Anyone who’s ever had the sheer joy of attending a performance by longtime Toronto Reggae/R&B/Pop singer Jay Douglas over his long career knows how his magical persona and talent can inspire and unify and audience.
But who could ever have suspected he was such a powerful spellbinder that he could induce a sharply divided group of people like members of Toronto City Council to get up and dance in chambers during a meeting?
Yet, as videos uploaded to YouTube and broadcast on U.S. network television have shown, that’s exactly what happened on Tuesday, December 17, when he was asked to make a deputation to the body on behalf of the establishment of a Toronto Music Industry Advisory Council to promote live music as a tourist draw and stimulus. Mayor Rob Ford can be seen cavorting with Council speaker Frances Nunziata while several other members of Council also get up and shake their booties.
And this took place as Douglas played Pied Piper to the chamber shortly after Nunziata had sharply rebuked Ford regarding his refusal to apologize for remarks he had made the previous day calling the council “corrupt”! Ford eventually relented and issued the apology.
Council later voted to establish the council and name 28 people to it based on interviews conducted over the past weekend with a shortlist drawn from the 106 people who had applied to be on it after the initiative was approved in principle last month.
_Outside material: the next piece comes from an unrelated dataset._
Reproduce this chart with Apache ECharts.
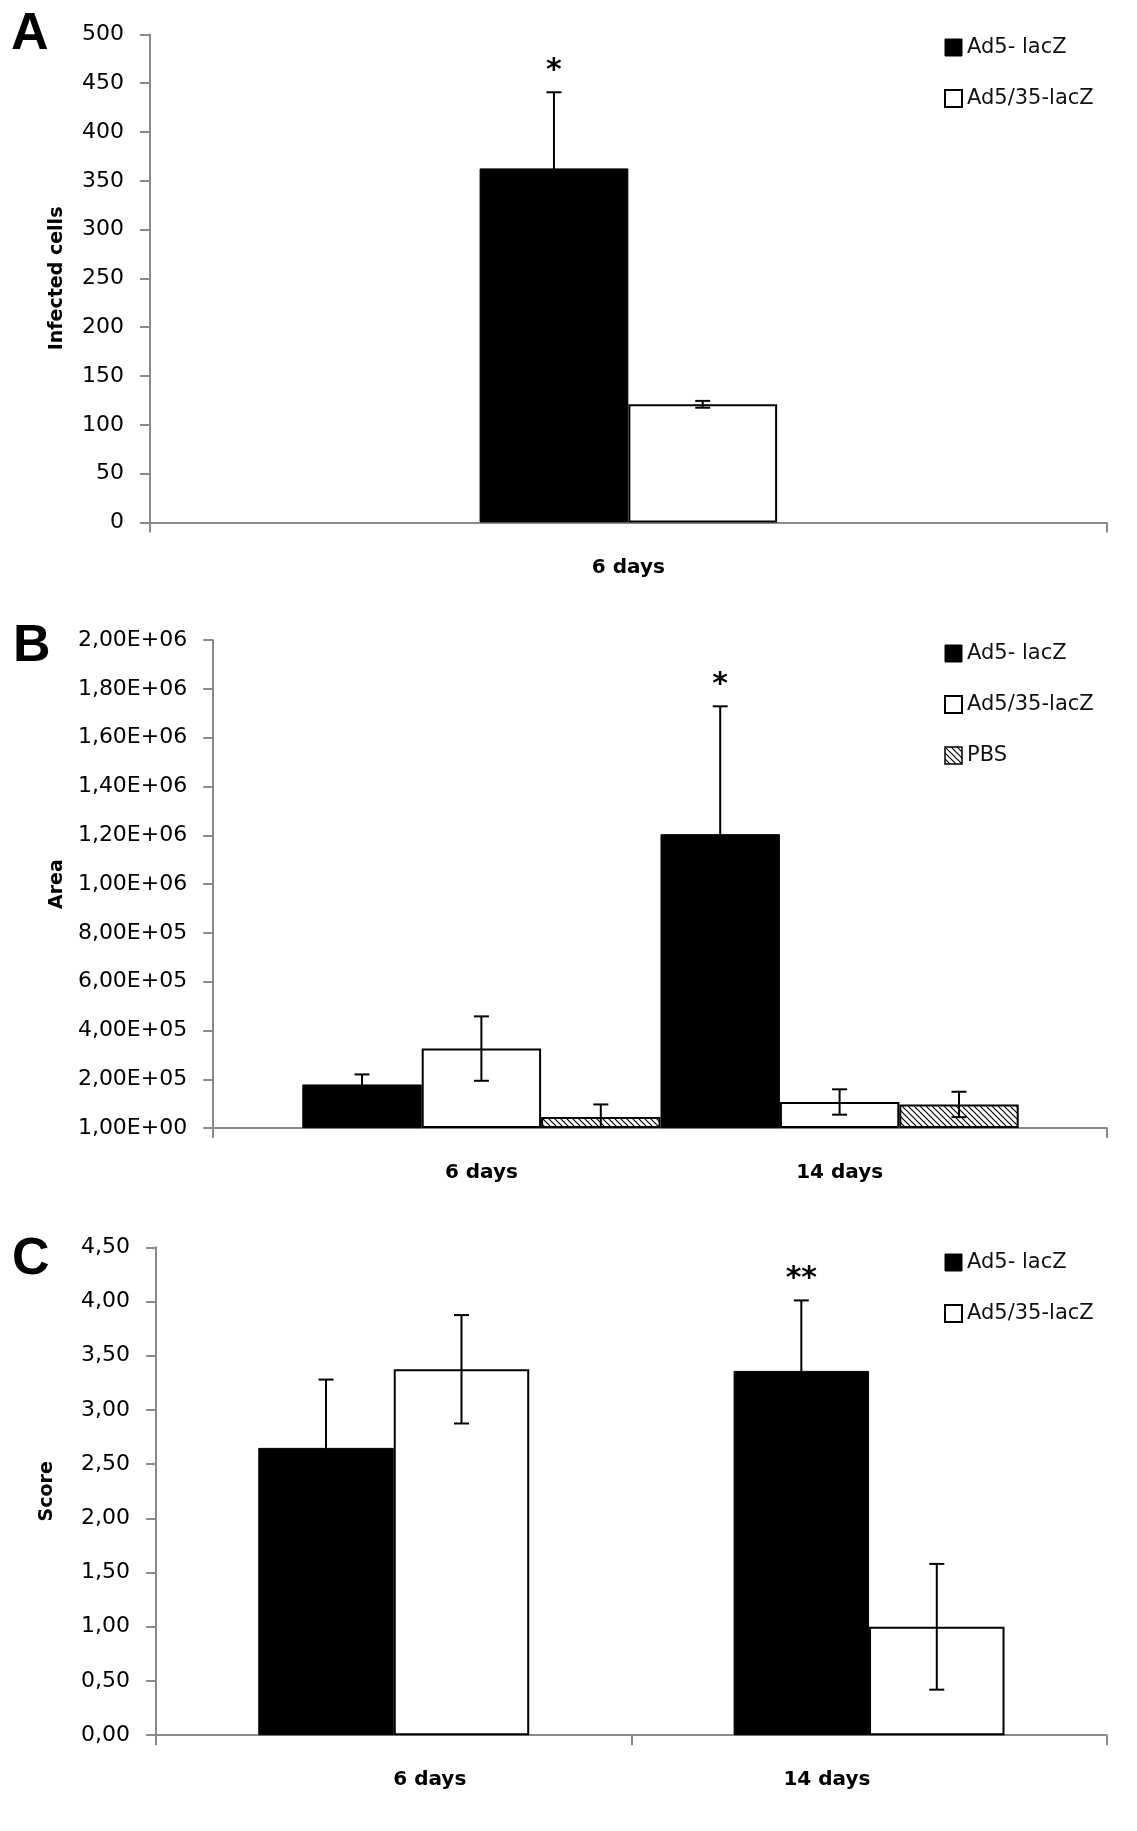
<!DOCTYPE html>
<html><head><meta charset="utf-8">
<script src="https://cdn.jsdelivr.net/npm/echarts@6/dist/echarts.min.js"></script>
<style>html,body{margin:0;padding:0;background:#fff}#c{width:1137px;height:1831px}</style>
</head><body><div id="c"></div>
<script>
// ---------- Panel A ----------
const catsA = ['6 days'];
const ad5A = [362.7];
const ad5ErrA = [78];
const ad535A = [121];
const ad535ErrA = [3.5];
const starsA = ['*'];
const yTicksA = ['0','50','100','150','200','250','300','350','400','450','500'];

// ---------- Panel B ----------
const catsB = ['6 days', '14 days'];
const ad5B = [179000, 1205000];
const ad5ErrB = [41000, 524000];
const ad535B = [326000, 107000];
const ad535ErrB = [132000, 52000];
const pbsB = [45000, 97000];
const pbsErrB = [52000, 52000];
const starsB = ['', '*'];
const yTicksB = ['1,00E+00','2,00E+05','4,00E+05','6,00E+05','8,00E+05','1,00E+06','1,20E+06','1,40E+06','1,60E+06','1,80E+06','2,00E+06'];

// ---------- Panel C ----------
const catsC = ['6 days', '14 days'];
const ad5C = [2.65, 3.36];
const ad5ErrC = [0.63, 0.65];
const ad535C = [3.375, 1.0];
const ad535ErrC = [0.50, 0.58];
const starsC = ['', '**'];
const yTicksC = ['0,00','0,50','1,00','1,50','2,00','2,50','3,00','3,50','4,00','4,50'];

const NAME1 = 'Ad5- lacZ', NAME2 = 'Ad5/35-lacZ', NAME3 = 'PBS';
const FONT = '"DejaVu Sans", Verdana, sans-serif';
const AXC = '#8a8a8a';

function hatch() {
  const s = 6;
  const c = document.createElement('canvas'); c.width = s; c.height = s;
  const g = c.getContext('2d');
  g.fillStyle = '#fff'; g.fillRect(0, 0, s, s);
  g.strokeStyle = '#000'; g.lineWidth = 1.2;
  g.beginPath();
  g.moveTo(-s, 0); g.lineTo(s, 2 * s);
  g.moveTo(0, 0); g.lineTo(s, s);
  g.moveTo(0, -s); g.lineTo(2 * s, s);
  g.stroke();
  return c;
}
const HATCH = { image: hatch(), repeat: 'repeat' };

function errSeries(xi, yi, means, errs, idx, n, gap, stars) {
  return {
    type: 'custom', xAxisIndex: xi, yAxisIndex: yi, z: 10, silent: true,
    data: means.map((m, i) => [i, m, errs[i]]),
    renderItem(params, api) {
      const ci = api.value(0), m = api.value(1), e = api.value(2);
      const band = api.size([1, 0])[0];
      const bw = band * (1 - gap) / n;
      const x = api.coord([ci, m])[0] + (idx - (n - 1) / 2) * bw;
      const yt = api.coord([ci, m + e])[1];
      const lo = Math.max(m - e, 0);
      const yb = api.coord([ci, lo])[1];
      const cap = 7.5;
      const ls = { stroke: '#000', lineWidth: 2 };
      const ch = [
        { type: 'line', shape: { x1: x, y1: yt, x2: x, y2: yb }, style: ls },
        { type: 'line', shape: { x1: x - cap, y1: yt, x2: x + cap, y2: yt }, style: ls }
      ];
      if (m - e > 0) ch.push({ type: 'line', shape: { x1: x - cap, y1: yb, x2: x + cap, y2: yb }, style: ls });
      const s = stars[params.dataIndex];
      if (s) ch.push({ type: 'text', style: { text: s, x: x, y: yt - 6, align: 'center', verticalAlign: 'bottom', textAlign: 'center', textVerticalAlign: 'bottom', font: 'bold 30px ' + FONT, fill: '#000' } });
      return { type: 'group', children: ch };
    }
  };
}

const gapA = 0.689, gapC = 0.43;

function yAxisCfg(grid, min, max, interval, ticks, name, nameGap) {
  return {
    type: 'value', gridIndex: grid, min: min, max: max, interval: interval,
    name: name, nameLocation: 'middle', nameRotate: 90, nameGap: nameGap,
    nameTextStyle: { fontFamily: FONT, fontWeight: 'bold', fontSize: 19, color: '#000' },
    axisLine: { show: true, lineStyle: { color: AXC, width: 2 } },
    axisTick: { show: true, length: 10, lineStyle: { color: AXC, width: 2 } },
    axisLabel: { margin: 26, fontFamily: FONT, fontSize: 22, color: '#000', formatter: (v, i) => ticks[i] },
    splitLine: { show: false }
  };
}
const xLabel = { margin: 35, fontFamily: FONT, fontWeight: 'bold', fontSize: 20, color: '#000' };
const xLine = { show: true, lineStyle: { color: AXC, width: 2 } };
const xTick = { show: true, length: 10, lineStyle: { color: AXC, width: 2 } };

const blackStyle = { color: '#000', borderColor: '#000', borderWidth: 1 };
const whiteStyle = { color: '#fff', borderColor: '#000', borderWidth: 2 };
const pbsStyle = { color: HATCH, borderColor: '#000', borderWidth: 2 };

function legendCfg(top, names) {
  const st = { [NAME1]: blackStyle, [NAME2]: whiteStyle, [NAME3]: { color: HATCH, borderColor: '#000', borderWidth: 1.5 } };
  return {
    orient: 'vertical', left: 944, top: top, padding: 0, itemWidth: 17, itemHeight: 17, itemGap: 30,
    icon: 'rect', selectedMode: false,
    textStyle: { fontFamily: FONT, fontSize: 21, color: '#111' },
    data: names.map(n => ({ name: n, icon: 'rect', itemStyle: st[n] }))
  };
}

const option = {
  backgroundColor: '#fff',
  animation: false,
  grid: [
    { left: 150, top: 34.4, width: 956.7, height: 488 },          // A
    { left: 213.2, top: 640.2, width: 893.5, height: 487.9 },     // B frame
    { left: 302.3, top: 640.2, width: 716.4, height: 487.9 },     // B bars
    { left: 156.1, top: 1247.3, width: 950.6, height: 487.9 },    // C
    { left: 231.2, top: 1247.3, width: 794.3, height: 487.9 }     // C category labels
  ],
  xAxis: [
    { type: 'category', gridIndex: 0, data: catsA, axisLine: xLine, axisTick: xTick, axisLabel: xLabel },
    { type: 'category', gridIndex: 1, data: [''], axisLine: xLine, axisTick: xTick, axisLabel: { show: false } },
    { type: 'category', gridIndex: 2, data: catsB, axisLine: { show: false }, axisTick: { show: false }, axisLabel: xLabel },
    { type: 'category', gridIndex: 3, data: catsC, axisLine: xLine, axisTick: xTick, axisLabel: { show: false } },
    { type: 'category', gridIndex: 4, data: catsC, axisLine: { show: false }, axisTick: { show: false }, axisLabel: xLabel }
  ],
  yAxis: [
    yAxisCfg(0, 0, 500, 50, yTicksA, 'Infected cells', 83),
    yAxisCfg(1, 0, 2000000, 200000, yTicksB, 'Area', 147),
    { type: 'value', gridIndex: 2, min: 0, max: 2000000, interval: 200000, show: false, splitLine: { show: false } },
    yAxisCfg(3, 0, 4.5, 0.5, yTicksC, 'Score', 100),
    { type: 'value', gridIndex: 4, min: 0, max: 4.5, interval: 0.5, show: false, splitLine: { show: false } }
  ],
  legend: [
    legendCfg(37, [NAME1, NAME2]),
    legendCfg(643, [NAME1, NAME2, NAME3]),
    legendCfg(1252, [NAME1, NAME2])
  ],
  graphic: [
    { type: 'text', left: 11, top: 9, style: { text: 'A', font: 'bold 52px "Liberation Sans", Arial, sans-serif', fill: '#000' } },
    { type: 'text', left: 13, top: 621, style: { text: 'B', font: 'bold 52px "Liberation Sans", Arial, sans-serif', fill: '#000' } },
    { type: 'text', left: 12, top: 1234, style: { text: 'C', font: 'bold 52px "Liberation Sans", Arial, sans-serif', fill: '#000' } }
  ],
  series: [
    // A
    { type: 'bar', name: NAME1, xAxisIndex: 0, yAxisIndex: 0, data: ad5A, barGap: '0%', barCategoryGap: (gapA * 100) + '%', itemStyle: blackStyle },
    { type: 'bar', name: NAME2, xAxisIndex: 0, yAxisIndex: 0, data: ad535A, barGap: '0%', barCategoryGap: (gapA * 100) + '%', itemStyle: whiteStyle },
    errSeries(0, 0, ad5A, ad5ErrA, 0, 2, gapA, starsA),
    errSeries(0, 0, ad535A, ad535ErrA, 1, 2, gapA, ['']),
    // B
    { type: 'bar', name: NAME1, xAxisIndex: 2, yAxisIndex: 2, data: ad5B, barGap: '0%', barCategoryGap: '0%', itemStyle: blackStyle },
    { type: 'bar', name: NAME2, xAxisIndex: 2, yAxisIndex: 2, data: ad535B, barGap: '0%', barCategoryGap: '0%', itemStyle: whiteStyle },
    { type: 'bar', name: NAME3, xAxisIndex: 2, yAxisIndex: 2, data: pbsB, barGap: '0%', barCategoryGap: '0%', itemStyle: pbsStyle },
    errSeries(2, 2, ad5B, ad5ErrB, 0, 3, 0, starsB),
    errSeries(2, 2, ad535B, ad535ErrB, 1, 3, 0, ['', '']),
    errSeries(2, 2, pbsB, pbsErrB, 2, 3, 0, ['', '']),
    // C
    { type: 'bar', name: NAME1, xAxisIndex: 3, yAxisIndex: 3, data: ad5C, barGap: '0%', barCategoryGap: (gapC * 100) + '%', itemStyle: blackStyle },
    { type: 'bar', name: NAME2, xAxisIndex: 3, yAxisIndex: 3, data: ad535C, barGap: '0%', barCategoryGap: (gapC * 100) + '%', itemStyle: whiteStyle },
    errSeries(3, 3, ad5C, ad5ErrC, 0, 2, gapC, starsC),
    errSeries(3, 3, ad535C, ad535ErrC, 1, 2, gapC, ['', ''])
  ]
};

const chart = echarts.init(document.getElementById('c'), null, { renderer: 'canvas' });
chart.setOption(option);
</script>
</body></html>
Douglas made his point and got the party started on Tuesday when he sang an infectious Christmas-themed “Merry Christmas” ditty, strolling as he did so through the chambers midst a group of the elected representatives and inducing them to get up and dance. It’s a classic Douglas move that he’s used with great effect at shows spanning dozens of years and many different types of gatherings, always with the same enthusiastic response. The last time I saw him do so was in April when he was the only performer to leave the stage at St. Clements Hall during the George Olliver 50th anniversary gala, put on by SongTown, to perform beneath the glittering chandeliers hanging above the tables of delighted fans.
On Wednesday, as the council meeting continued and establishment of the music council came up for a vote, a beaming Mayor Ford spoke strongly in favour of the initiative, which was unanimously carried.
Ford noted that in Austin, Texas “the city council there brings in a band to play at the end of every meeting.”
He said that during his visit there earlier this year, as part of the Toronto delegation studying how that city has benefitted from promoting live music, he had his eyes opened and was impressed by how much tourism and money the industry produced for the city. Council also approved establishing a “twinning” initiative with Austin in respect to music promotion.
Seeing how well Ford’s remarks were received by a council that so recently censured him and reduced his powers, and how the council members seemed to forget their differences during the dancing session, was a palpable reminder of how powerfully positive music can be.
“You’ll never meet anyone who says they don’t like music. Everyone loves music,” Ford said. And you’d be hard-pressed to find anyone who doesn’t feel that way about Jay Douglas too.